Swift, like Bob Dylan, to whom she is often compared, is probably a genius. But is she really 50 countries more of a genius than all those almost-Taylors, artists whose economies still amount to the size of a room in their parents’ basements? For Swift stands a Gulliver among Lilliputians: the prize for being one scintilla less talented or lucky is, generally, a life scraping minimum wage. And there’s another world too, perhaps a mere breath from this one, where a 33-year-old Swift still struggles in country music clubs and another artist is reigning king or queen.
The fame economy – in music and the arts – is steeper than that of the most oppressive autocracy. There are a tiny number of winners, on whom unspendable riches are lavished, then legions of losers. On Spotify, artists need 6m streams to achieve the equivalent of a year on the UK’s minimum wage.

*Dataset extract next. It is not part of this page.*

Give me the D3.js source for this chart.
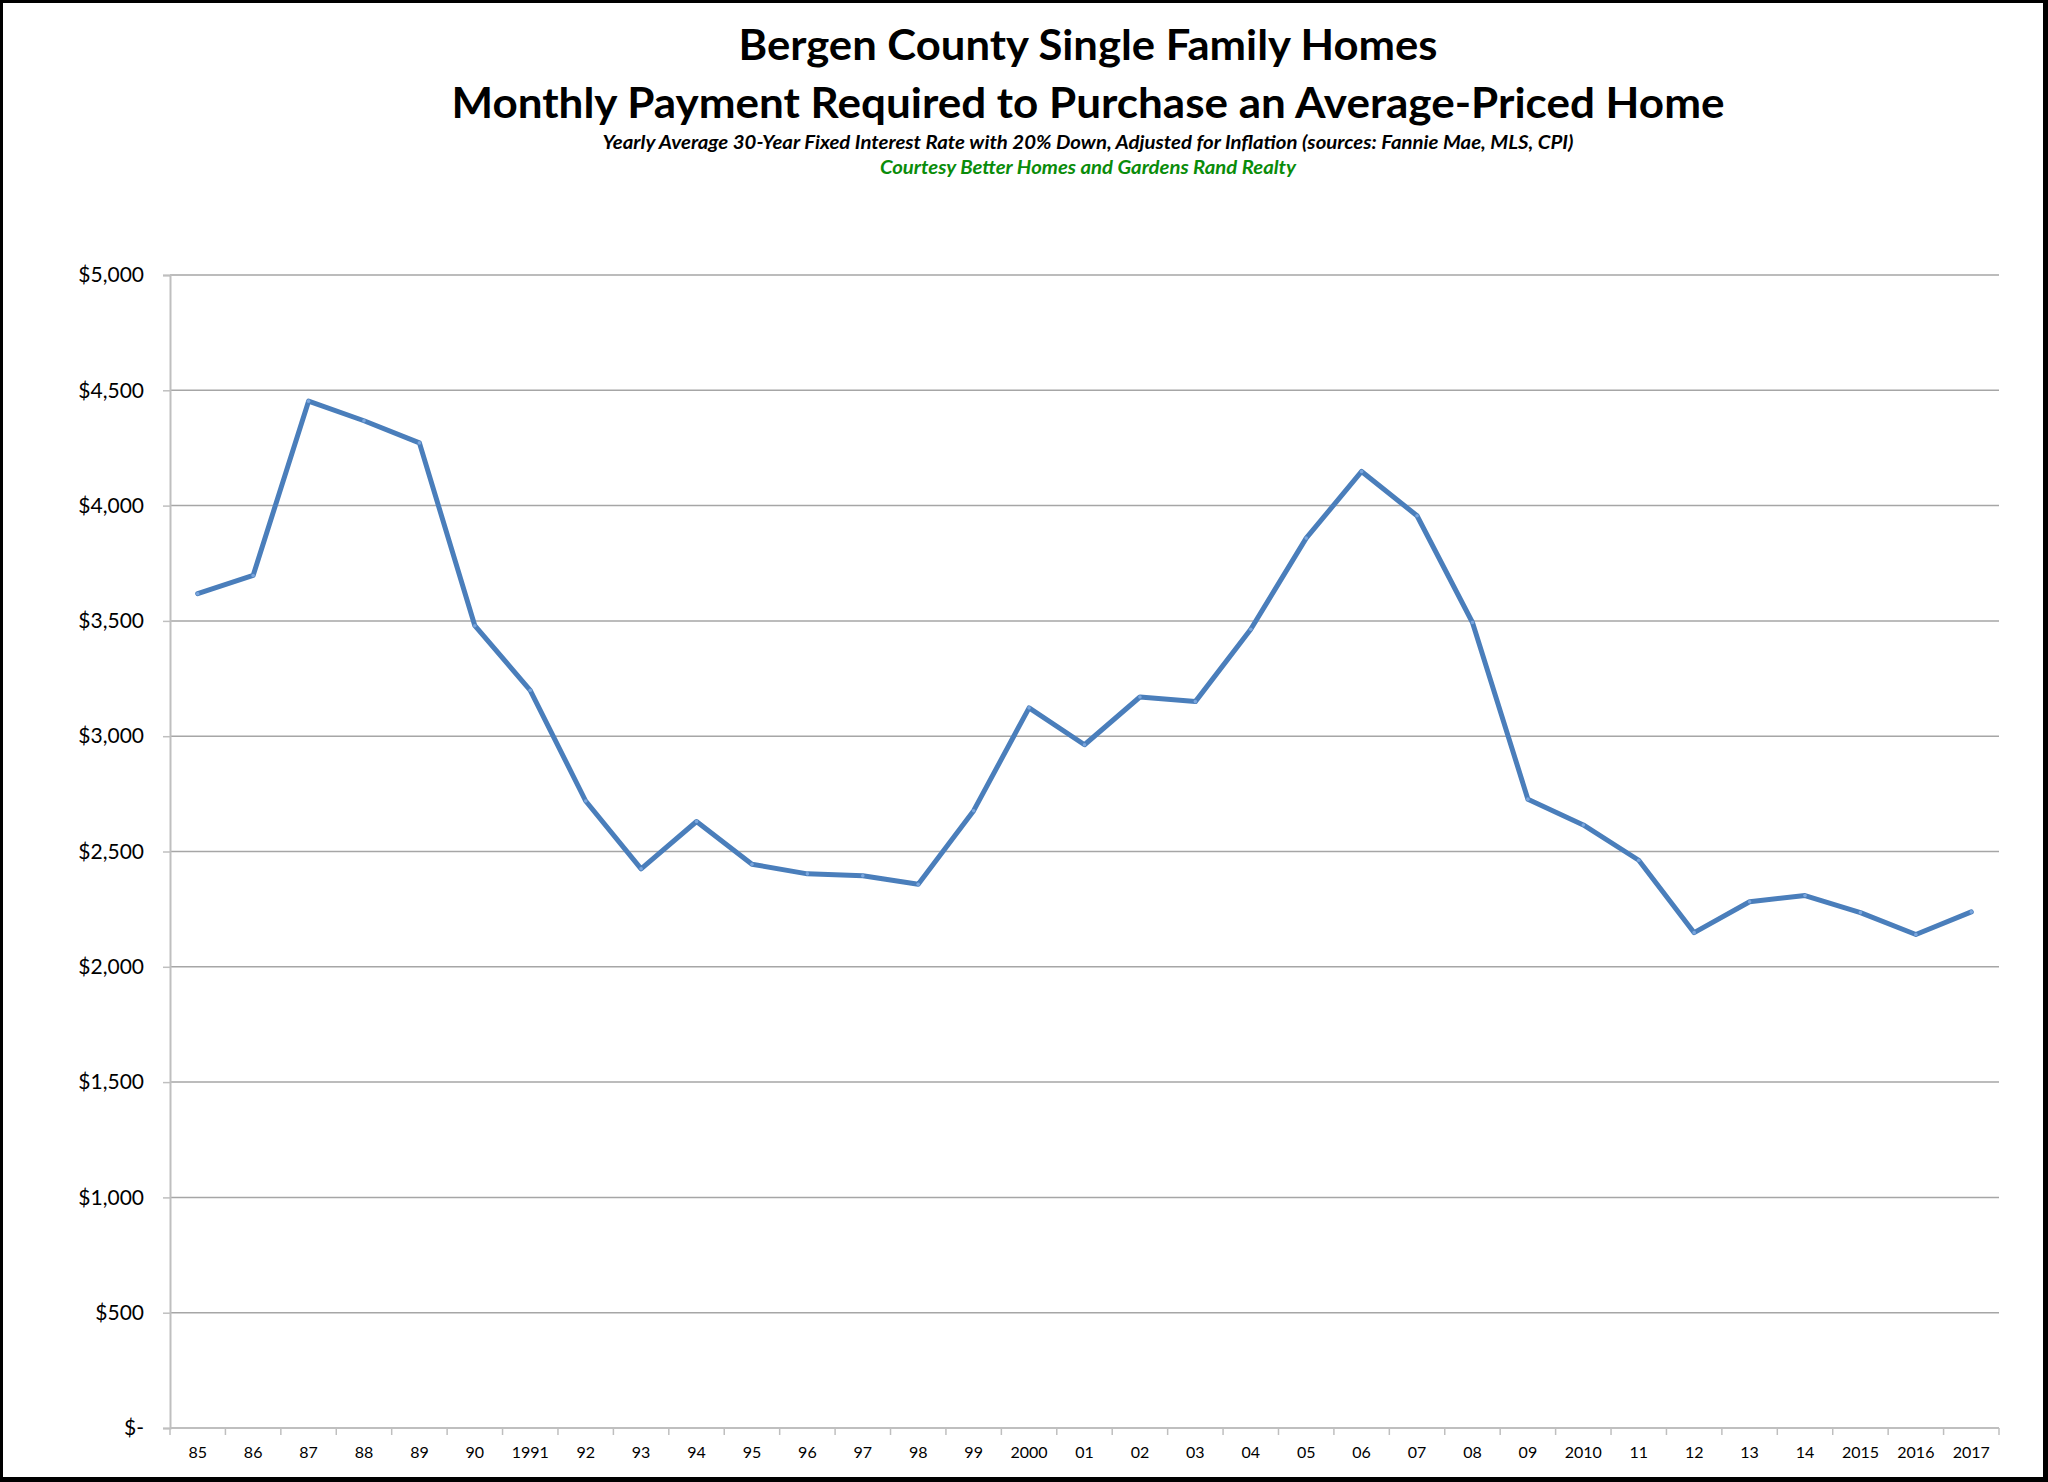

One per cent of musicians hog 90% of the takings. Gaming looks similar, as do the visual arts. As these industries are increasingly globalised, things are getting worse. There is no striving middle class.
This is a problem because things tend to be better when wealth isn’t concentrated just at the top. Economies are harder to destabilise when they don’t rely on just a handful of people. They are also more innovative.

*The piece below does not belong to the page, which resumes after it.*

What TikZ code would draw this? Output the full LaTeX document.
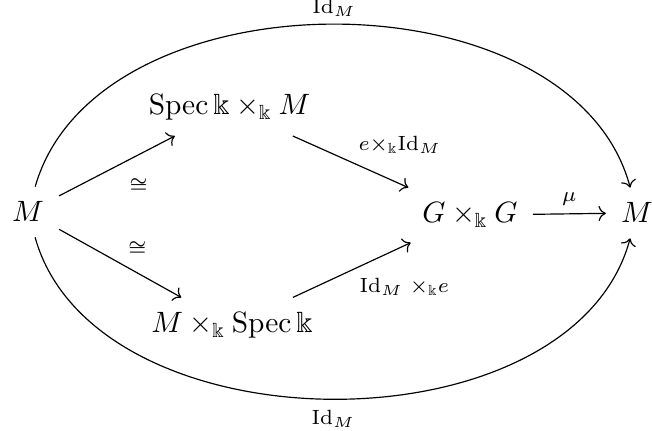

Swift, like the Rolling Stones, will sell out concerts for the rest of her life, even if the quality nosedives. But how many revolutionary artists have been ground out of the music industry, worn out or out of money? Monocultures are bad for the environment; as we forced golden, waving wheat to take over the planet, other species faltered and failed, rather than rising on their merits.
And the fame market has downsides even for the winners. We evolved, perhaps, to climb to the top of gangs of about 15 to 50. Reaching an apex of millions can give people vertigo. The contrary human instincts to both overthrow and worship those in high places cannot be controlled in these vast numbers, so celebrities suffer from both horrible abuse and sycophancy in equal measures. Those who listen too hard to their critics might fail to survive; it’s no surprise so many celebrities fall prey to drugs and mental health problems. Those who succeed in tuning them out, on the other hand, get complacent. The work suffers.

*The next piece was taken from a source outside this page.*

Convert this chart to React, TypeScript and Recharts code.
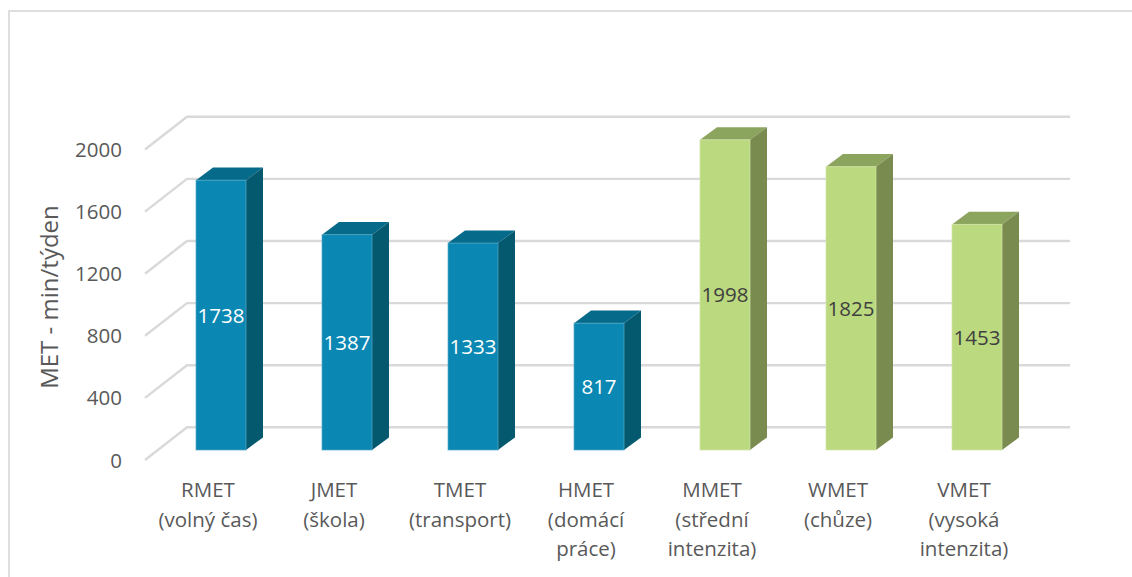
import { BarChart, Bar, XAxis, YAxis, CartesianGrid, LabelList, Label } from "recharts";

const categories = [
  "RMET\n(volný čas)",
  "JMET\n(škola)",
  "TMET\n(transport)",
  "HMET\n(domácí\npráce)",
  "MMET\n(střední\nintenzita)",
  "WMET\n(chůze)",
  "VMET\n(vysoká\nintenzita)",
];
const values = [1738, 1387, 1333, 817, 1998, 1825, 1453];
const groups = ["blue", "blue", "blue", "blue", "green", "green", "green"];
const yTicks = [0, 400, 800, 1200, 1600, 2000];

const palette: Record<string, any> = {
  blue: { front: "#0a87b2", top: "#066a8b", side: "#05596f", edge: "#5aa9c6", text: "#ffffff" },
  green: { front: "#bbd97e", top: "#8ca55e", side: "#7a8b4f", edge: "#d3e6a8", text: "#404040" },
};

const data = categories.map((name, i) => ({ name, value: values[i], group: groups[i] }));

const FONT = "'Open Sans', sans-serif";
const DEPTH_X = 17;
const DEPTH_Y = 12.6;

function Bar3D(props: any) {
  const { x, y, width, height, payload } = props;
  const c = palette[payload.group];
  const r = x + width;
  const b = y + height;
  return (
    <g>
      <path
        d={`M${x},${y} L${x + DEPTH_X},${y - DEPTH_Y} L${r + DEPTH_X},${y - DEPTH_Y} L${r},${y} Z`}
        fill={c.top}
      />
      <path
        d={`M${r},${y} L${r + DEPTH_X},${y - DEPTH_Y} L${r + DEPTH_X},${b - DEPTH_Y} L${r},${b} Z`}
        fill={c.side}
      />
      <rect x={x} y={y} width={width} height={height} fill={c.front} stroke={c.edge} strokeWidth={1} strokeOpacity={0.7} />
    </g>
  );
}

// floor diagonal plus the back wall line for each y tick
function GridLine(props: any) {
  const { y1, index } = props;
  return (
    <g key={index} stroke="#d9d9d9" strokeWidth={2.4} fill="none">
      <path d={`M145,${y1 + 10} L187,${y1 - 22.7} L1070,${y1 - 22.7}`} />
    </g>
  );
}

function YTick(props: any) {
  const { y, payload } = props;
  return (
    <text x={122} y={y + 10} dy={7.5} textAnchor="end" fontFamily={FONT} fontSize={20.5} fill="#595959">
      {payload.value}
    </text>
  );
}

function XTick(props: any) {
  const { x, payload } = props;
  const lines = String(payload.value).split("\n");
  return (
    <text textAnchor="middle" fontFamily={FONT} fontSize={20.5} fill="#595959">
      {lines.map((line: string, i: number) => (
        <tspan key={i} x={x - 13} y={497 + i * 29.5}>
          {line}
        </tspan>
      ))}
    </text>
  );
}

function ValueLabel(props: any) {
  const { x, y, width, height, value, index } = props;
  return (
    <text
      x={x + width / 2}
      y={y + height / 2}
      dy={7.5}
      textAnchor="middle"
      fontFamily={FONT}
      fontSize={20.5}
      fill={palette[groups[index]].text}
    >
      {value}
    </text>
  );
}

export default function App() {
  return (
    <div style={{ position: "absolute", left: 0, top: 0, width: 1132, height: 577, overflow: "hidden", background: "#fff" }}>
      <div
        style={{
          position: "absolute",
          left: 8,
          top: 10,
          width: 1124,
          height: 567,
          borderLeft: "2px solid #dedede",
          borderTop: "2px solid #dedede",
        }}
      />
      <BarChart
        width={1132}
        height={577}
        data={data}
        margin={{ top: 139.5, right: 92, bottom: 0, left: 0 }}
        barSize={50}
        style={{ position: "absolute", left: 0, top: 0 }}
      >
        <CartesianGrid vertical={false} horizontal={GridLine as any} />
        <XAxis dataKey="name" height={127} interval={0} axisLine={false} tickLine={false} tick={XTick as any} />
        <YAxis width={158} domain={[0, 2000]} ticks={yTicks} axisLine={false} tickLine={false} tick={YTick as any}>
          <Label
            content={() => (
              <text
                transform="translate(58,297) rotate(-90)"
                textAnchor="middle"
                fontFamily={FONT}
                fontSize={24}
                fill="#595959"
              >
                MET - min/týden
              </text>
            )}
          />
        </YAxis>
        <Bar dataKey="value" shape={Bar3D as any} isAnimationActive={false}>
          <LabelList dataKey="value" content={ValueLabel as any} />
        </Bar>
      </BarChart>
    </div>
  );
}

The arts have another problem. Unlike hierarchies in sport, which are steep but fiercely meritocratic, luck plays a rather large part. Experts can’t reliably pick winners. Elvis Presley was repeatedly rejected by record companies. JK Rowling was turned down by 12 publishers. Much has been made of Dick Rowe’s rejection of the Beatles: “Guitar groups are on their way out, Mr Epstein,” the talent-spotter reportedly told their manager. He’ll forever be known as an idiot. But how, really, was he to know?
Public tastes are fickle and unpredictable. Experiments have shown that people are easily swayed by the opinions of others – when told, falsely, that a song is popular, they tend to like it more. And in a superstar economy, the effects of luck are amplified.
In the script that served as the inspiration for the film Yesterday, a struggling musician wakes to find he is the only person on Earth to remember the Beatles. He performs their back catalogue as his own, and is met with… indifference. He gets nowhere. He eventually abandons the songs and goes back to writing his own music. It’s a nice parable on the arbitrary nature of fame.
But there’s a further parable in what happened to the script itself. The writer, Jack Barth, didn’t have the status to take this fresh idea all the way to the screen. After he sold the script, it was run over by the Richard Curtis juggernaut, who altered it so that the Beatles plagiarist does hit the big time on the strength of the songs, but in the end gives it all up to settle down with Lily James. (In interviews, Barth also claims Curtis minimised his contribution.) The fame economy ate up a new idea and spat out a familiar one. A famous writer got more famous. A fairly unknown one remained unknown. It’s not enough, after all, to be talented.
Whether Swift – or Curtis, or indeed the Beatles – “deserve” this fame is the wrong question. But we should worry about a culture that elevates so few, so far, and does so little to nurture the rest.